Schenectady County

McCommons gets no extra time for jail brawl

Wade McCommons wasn’t as verbose during his second sentencing in less than 24 hours Tuesday.
PHOTOGRAPHER:

Wade McCommons wasn’t as verbose during his second sentencing in less than 24 hours Tuesday.

Already sentenced to serve up to life in prison, the 26-year-old street gang member was silent after being handed another three-year prison sentence for inciting a jail fracas last year. The sentence will run concurrent with the term of 45 years to life he received Monday for murdering Laurel Teer and committing a strong-arm robbery at a Rugby Road home.

In the jail fracas, McCommons admitted to one felony count of attempted second-degree assault in September. A second misdemeanor count of obstructing governmental administration was dismissed as part of a plea bargain.

McCommons was being lodged at the county jail’s special housing unit in December 2010 when he convinced its three other inmates to stage acts of defiance against the corrections officers. Under his urging, the inmates stopped up their toilets, tied their jail cell doors together and placed mattresses up against the bars. When the officers came in to subdue the inmates, McCommons fought back, causing a knee injury to one officer while another suffered a shoulder injury after slipping on the wet cell floor.

Also charged in the incident were Deven Moore, 21; Melchizedek Williams, 18; and Joshua Dundas, 18, all of Schenectady.
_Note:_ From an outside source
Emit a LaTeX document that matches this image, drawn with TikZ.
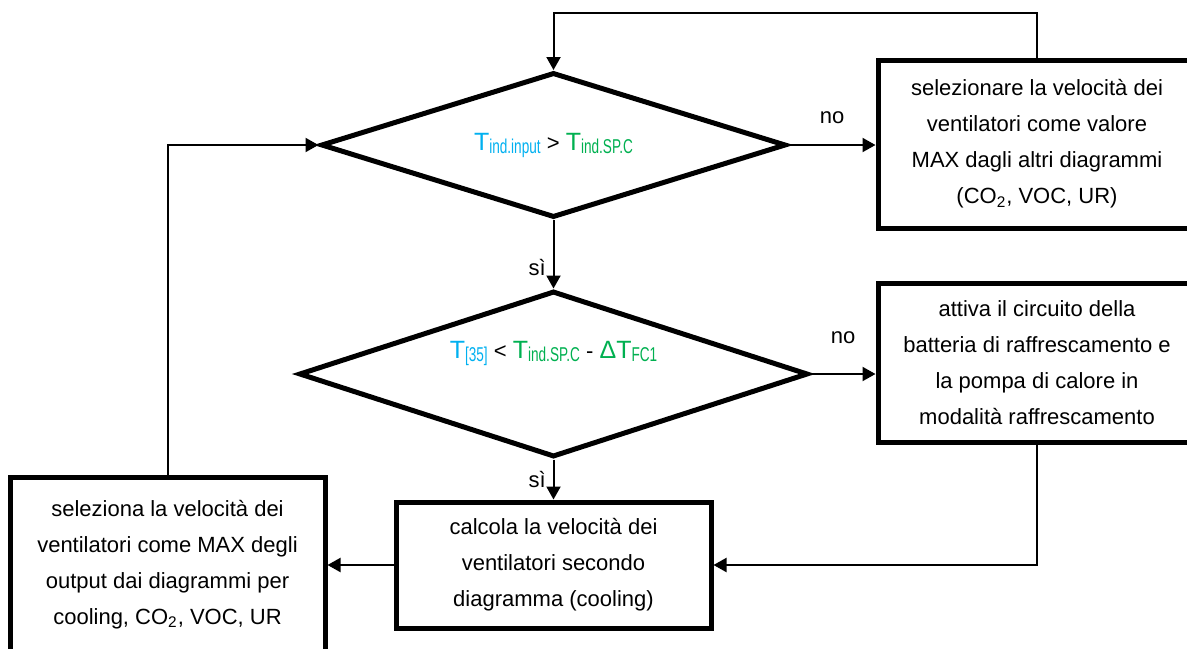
\documentclass[tikz,border=0pt]{standalone}
\usepackage{fontspec}
\setmainfont{Liberation Sans}
\usepackage{xcolor}
\usepackage{graphicx}
\usetikzlibrary{shapes.geometric, arrows.meta}
\definecolor{tin}{RGB}{0,176,240}
\definecolor{tsp}{RGB}{0,176,80}
% T with a narrow subscript
\newcommand{\tvar}[1]{{\fontsize{12.5}{15}\selectfont T}\raisebox{-1.5pt}{\scalebox{0.68}[1]{\fontsize{10}{12}\selectfont #1}}}

\begin{document}
\begin{tikzpicture}[x=0.5pt, y=-0.5pt,
        font=\fontsize{11}{18}\selectfont,
        box/.style={draw, line width=2.5pt, align=center, minimum width=157.5pt, inner sep=0pt},
        cond/.style={draw, diamond, line width=2.5pt, inner sep=0pt},
        flow/.style={line width=1pt, -{Triangle[length=6.5pt, width=7pt]}}]
    \path[use as bounding box, clip] (0,0) rectangle (1187,648);
    % decisions
    \node[cond, aspect=3.2, minimum width=232.5pt, minimum height=72.5pt] (q1) at (553.5,145)
        {{\color{tin}\tvar{ind.input}} > {\color{tsp}\tvar{ind.SP.C}}};
    \node[cond, aspect=3.07, minimum width=254.5pt, minimum height=83pt,
        label={[yshift=10.5pt]center:{{\color{tin}\tvar{[35]}} < {\color{tsp}\tvar{ind.SP.C}} - {\color{tsp}{\fontsize{12.5}{15}\selectfont Δ}\tvar{FC1}}}}]
        (q2) at (553.5,374) {};
    % actions (the right ones run past the edge)
    \node[box, minimum width=170pt, minimum height=84pt,
        label={[xshift=-5.5pt, align=center]center:{selezionare la velocità dei\\ventilatori come valore\\MAX dagli altri diagrammi\\(CO\textsubscript{2}, VOC, UR)}}]
        (n1) at (1048,144) {};
    \node[box, minimum width=170pt, minimum height=79.5pt,
        label={[xshift=-5.5pt, align=center]center:{attiva il circuito della\\batteria di raffrescamento e\\la pompa di calore in\\modalità raffrescamento}}]
        (n2) at (1048,362.5) {};
    \node[box, minimum height=63pt] (c) at (553.5,565)
        {calcola la velocità dei\\ventilatori secondo\\diagramma (cooling)};
    \node[box, minimum height=87.5pt] (s) at (167.5,564.5)
        {seleziona la velocità dei\\ventilatori come MAX degli\\output dai diagrammi per\\cooling, CO\textsubscript{2}, VOC, UR};
    \coordinate (t) at (553.5,13);
    % connectors
    \draw[flow] (q1.east) -- node[above=7pt] {no} (n1.west |- q1.east);
    \draw[flow] (q1.south) -- node[left, pos=0.7] {sì} (q2.north);
    \draw[flow] (q2.east) -- node[above=11.5pt] {no} (n2.west |- q2.east);
    \draw[flow] (q2.south) -- node[left] {sì} (c.north);
    \draw[flow] ([xshift=-5.5pt]n2.south) |- (c.east);
    \draw[flow] (c.west) -- (s.east |- c.west);
    \draw[flow] (s.north) |- (q1.west);
    \draw[flow] ([xshift=-5.5pt]n1.north) |- (t) -- (q1.north);
\end{tikzpicture}
\end{document}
Dundas admitted to one count of obstructing governmental administration and was sentenced to a year in jail; charges remain pending against Moor and Williams.
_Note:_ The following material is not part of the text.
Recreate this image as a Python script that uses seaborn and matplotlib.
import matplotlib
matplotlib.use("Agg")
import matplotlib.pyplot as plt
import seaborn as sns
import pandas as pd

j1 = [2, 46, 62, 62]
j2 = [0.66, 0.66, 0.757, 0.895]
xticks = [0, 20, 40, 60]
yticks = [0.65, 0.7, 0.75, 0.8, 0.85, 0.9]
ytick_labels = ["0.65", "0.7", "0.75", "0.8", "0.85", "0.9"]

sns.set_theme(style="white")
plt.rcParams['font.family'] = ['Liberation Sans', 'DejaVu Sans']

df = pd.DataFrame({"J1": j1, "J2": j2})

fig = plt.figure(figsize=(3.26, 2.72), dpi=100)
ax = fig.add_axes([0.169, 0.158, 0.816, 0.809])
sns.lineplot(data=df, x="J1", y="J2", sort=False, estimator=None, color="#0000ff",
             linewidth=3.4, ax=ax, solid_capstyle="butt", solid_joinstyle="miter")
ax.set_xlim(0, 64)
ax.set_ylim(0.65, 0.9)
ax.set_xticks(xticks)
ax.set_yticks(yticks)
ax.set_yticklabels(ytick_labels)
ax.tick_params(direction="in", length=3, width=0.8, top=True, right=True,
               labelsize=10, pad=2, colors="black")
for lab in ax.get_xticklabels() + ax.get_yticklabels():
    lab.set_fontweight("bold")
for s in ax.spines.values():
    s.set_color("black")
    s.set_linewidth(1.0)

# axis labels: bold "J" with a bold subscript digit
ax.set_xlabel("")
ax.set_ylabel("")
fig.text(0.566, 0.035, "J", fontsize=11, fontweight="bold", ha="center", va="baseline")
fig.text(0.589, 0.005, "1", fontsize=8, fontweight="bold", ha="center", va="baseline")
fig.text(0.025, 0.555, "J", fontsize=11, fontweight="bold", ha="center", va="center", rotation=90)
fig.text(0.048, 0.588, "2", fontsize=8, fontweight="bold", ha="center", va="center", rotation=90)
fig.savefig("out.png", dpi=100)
Assistant District Attorney Bill Sanderson said the incident was among many disciplinary violations McCommons has racked up since arriving at the jail last year.
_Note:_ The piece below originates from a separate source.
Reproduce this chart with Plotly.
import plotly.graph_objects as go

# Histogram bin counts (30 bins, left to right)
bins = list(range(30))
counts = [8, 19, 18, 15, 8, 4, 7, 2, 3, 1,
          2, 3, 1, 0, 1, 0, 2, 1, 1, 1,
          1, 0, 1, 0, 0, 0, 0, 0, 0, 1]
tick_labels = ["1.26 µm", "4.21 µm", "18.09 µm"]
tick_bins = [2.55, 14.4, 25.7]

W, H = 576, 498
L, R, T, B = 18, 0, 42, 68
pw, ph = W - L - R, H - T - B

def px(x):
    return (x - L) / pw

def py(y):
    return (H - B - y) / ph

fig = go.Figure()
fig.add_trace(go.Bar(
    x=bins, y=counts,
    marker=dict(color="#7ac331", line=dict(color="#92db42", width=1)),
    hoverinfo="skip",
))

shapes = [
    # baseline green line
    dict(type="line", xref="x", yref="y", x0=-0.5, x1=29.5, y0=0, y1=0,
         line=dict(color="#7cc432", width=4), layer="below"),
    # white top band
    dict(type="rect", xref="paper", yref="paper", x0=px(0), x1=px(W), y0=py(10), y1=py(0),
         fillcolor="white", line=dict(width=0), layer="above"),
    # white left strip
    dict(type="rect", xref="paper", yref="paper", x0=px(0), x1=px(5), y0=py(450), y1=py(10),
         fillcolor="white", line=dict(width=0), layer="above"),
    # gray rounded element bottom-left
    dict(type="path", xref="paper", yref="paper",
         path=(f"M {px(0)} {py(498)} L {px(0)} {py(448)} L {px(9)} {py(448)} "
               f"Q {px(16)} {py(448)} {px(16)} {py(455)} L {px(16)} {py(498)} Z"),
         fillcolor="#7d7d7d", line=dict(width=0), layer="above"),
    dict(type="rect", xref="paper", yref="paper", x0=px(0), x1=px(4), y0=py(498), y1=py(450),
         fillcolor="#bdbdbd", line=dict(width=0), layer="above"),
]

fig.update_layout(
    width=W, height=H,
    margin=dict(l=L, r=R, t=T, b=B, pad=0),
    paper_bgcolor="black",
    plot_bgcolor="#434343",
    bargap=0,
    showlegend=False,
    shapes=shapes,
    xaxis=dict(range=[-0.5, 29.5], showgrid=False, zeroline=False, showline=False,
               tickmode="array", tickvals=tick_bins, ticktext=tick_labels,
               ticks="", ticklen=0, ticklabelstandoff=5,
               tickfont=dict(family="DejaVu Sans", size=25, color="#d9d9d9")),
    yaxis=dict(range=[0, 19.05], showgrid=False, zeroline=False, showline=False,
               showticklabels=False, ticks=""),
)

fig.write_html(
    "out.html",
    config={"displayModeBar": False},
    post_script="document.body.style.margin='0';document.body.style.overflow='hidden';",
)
He produced a roughly half-inch folder of disciplinary reports against the inmate, including extorting items from fellow prisoners to taunting the corrections officers.

“He’s racked up an unbelievable amount of disciplinary problems,” Sanderson said.

After the sentencing, McCommons was wheeled down to Schenectady City Court, where he appeared on two felony counts of criminal conspiracy to commit second-degree murder and two counts of criminal solicitation. He is also facing a count of criminal contempt, charged with violating a court order prohibiting him from distributing material being used at his trial.

McCommons was originally slated to answer the charges Friday. But authorities said he refused to attend until Tuesday.

McCommons and fellow inmate Derrick Smith, 26, were allegedly hatching a plan to have someone kill two witnesses during his second-degree murder trial in October. McCommons allegedly passed sensitive documents from his case to another inmate, who then mailed them out to someone on the outside.

During his sentencing in the Teer murder, McCommons insisted he was wrongly convicted and that the prosecutor wrongly characterized him as a “monster.” Sanderson said his discipline record in prison suggests otherwise.

“He’s a real bully,” he said. “In spite of his own testimony [Monday], he is sort of a monster.”